When moving heavy weight you try and press/pull that bar as fast as you can. It may seem slow because there is a shit ton of weight on the bar but when I put a sub max load on and like I always do apply max force you should see how fast that bar goes up.

It’s sad that you have to explain this to someone with Matt Kroc as an avatar. Fuckin unbelievable.

lmao but i respect powerlifting i have a cousin who competes world wide its not about that im just trying to explaining that i never knew boxers or mma figthers(but i am sure there are)that work out with a powerlifting routine. [/quote]

Well,your “explaining” started way off-based and uninformed. Especially when you blatantly state that powerlifting makes your muscles slow. Not a sign of making a good case for your argument. But to the bigger issue of your argument:

Powerlifting(on its own<----key statement) has its shortcomings and is not a means to an end. I know we agree on that.

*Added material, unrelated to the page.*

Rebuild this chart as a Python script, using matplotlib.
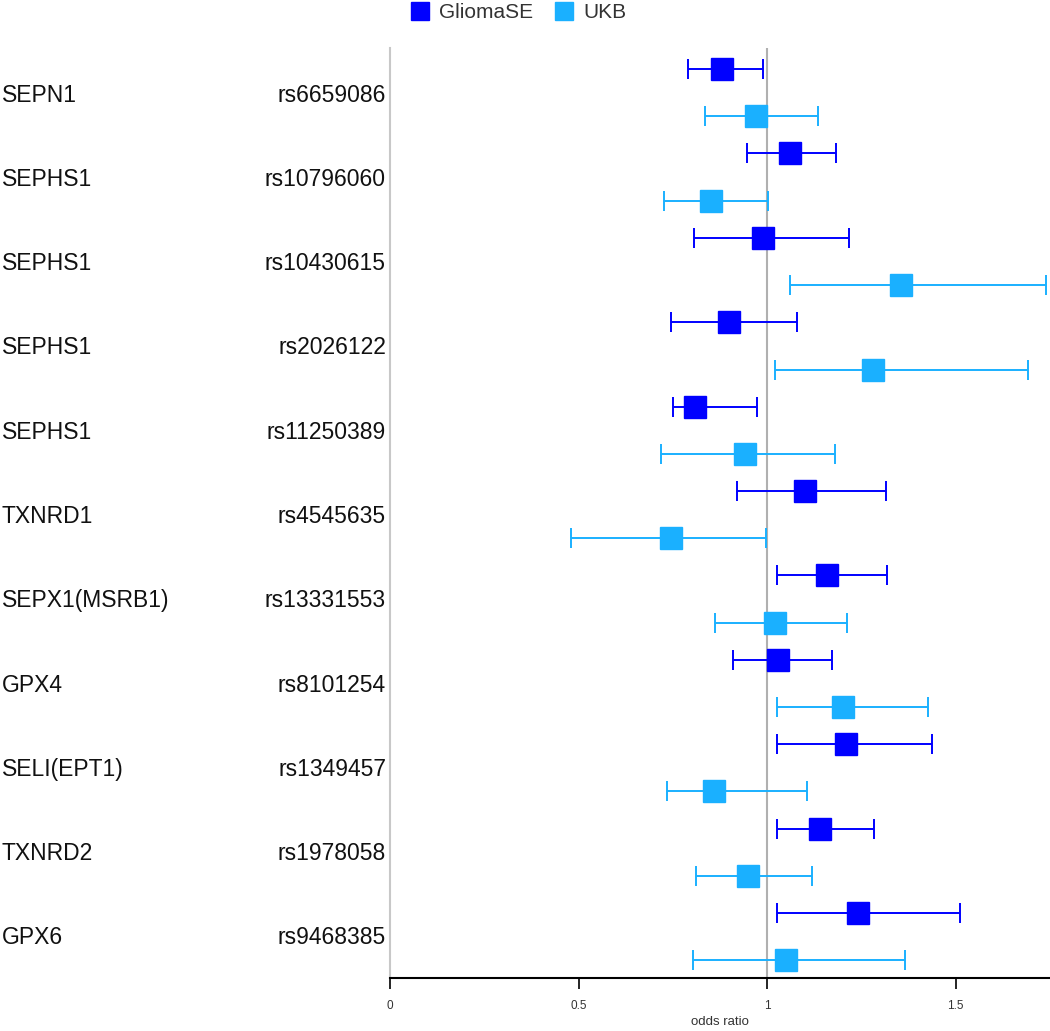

BUT you opened up Pandora’s Box by stating that bodybuilding type training is BETTER THAN powerlifting. The resounding point you’re trying to make is that powerlifting is bad for fighters…even as you neglect the obvious assumption that lifting heavy weights is only a part of a fighter’s strength/conditioning.


#16

God damn you fucking suck xxxwtfxxx.


#17

LOL. Powerlifting makes you slow? Are you fucking kidding? I mean, don’t get me wrong powerlifters ain’t gonna win any track meets but EXPLOSIVE strength is one of the benefits of powerlifting because they train for bar speed. Look at football players especially linemen. They are explosive more than they are “slow”. And if you think they train like bodybuilders and isolate the shit out of their muscles, then your research is fucked up buddy.


#18

[quote]B.L.U. Ninja wrote:
LOL. Powerlifting makes you slow? Are you fucking kidding? I mean, don’t get me wrong powerlifters ain’t gonna win any track meets but EXPLOSIVE strength is one of the benefits of powerlifting because they train for bar speed. Look at football players especially linemen. They are explosive more than they are “slow”. And if you think they train like bodybuilders and isolate the shit out of their muscles, then your research is fucked up buddy.[/quote]

b.s kid…powerlifters are not explosive on the majority there are ones that are tought powerlifters dont have explosive strength they have just max effort strength i would like to see a powerlifter clean and snatch (almost purely explosive movment) as much as weight lifters do which will never happen you need to read about the diffrent strength types there are b4 you randomly name it EXPLOSIVE.


#19

Explosive Power
Rarely is an athlete required to produce a singular maximal effort in their sport. With the exception of powerlifting, most sports require movements that are much more rapid and demand a higher power output than is generated during maximal lifts (5,6). So while maximal strength training lays an important foundation increasing the potential for additional power development, if there is no conversion of this strength into sport-specific power, the program as a whole is much less effective.

An athlete can be exceptionally strong but lack substantial power due to an inability to contract muscle quickly. Power training is used to improve the rate of force production and a range of methods such as plyometrics can be employed to convert maximal strength into explosive power.

^^^ real meaning


#20

[quote]PB Andy wrote:
God damn you fucking suck xxxwtfxxx.[/quote]

lol i respect the armed forces so im not gonna say anything to you.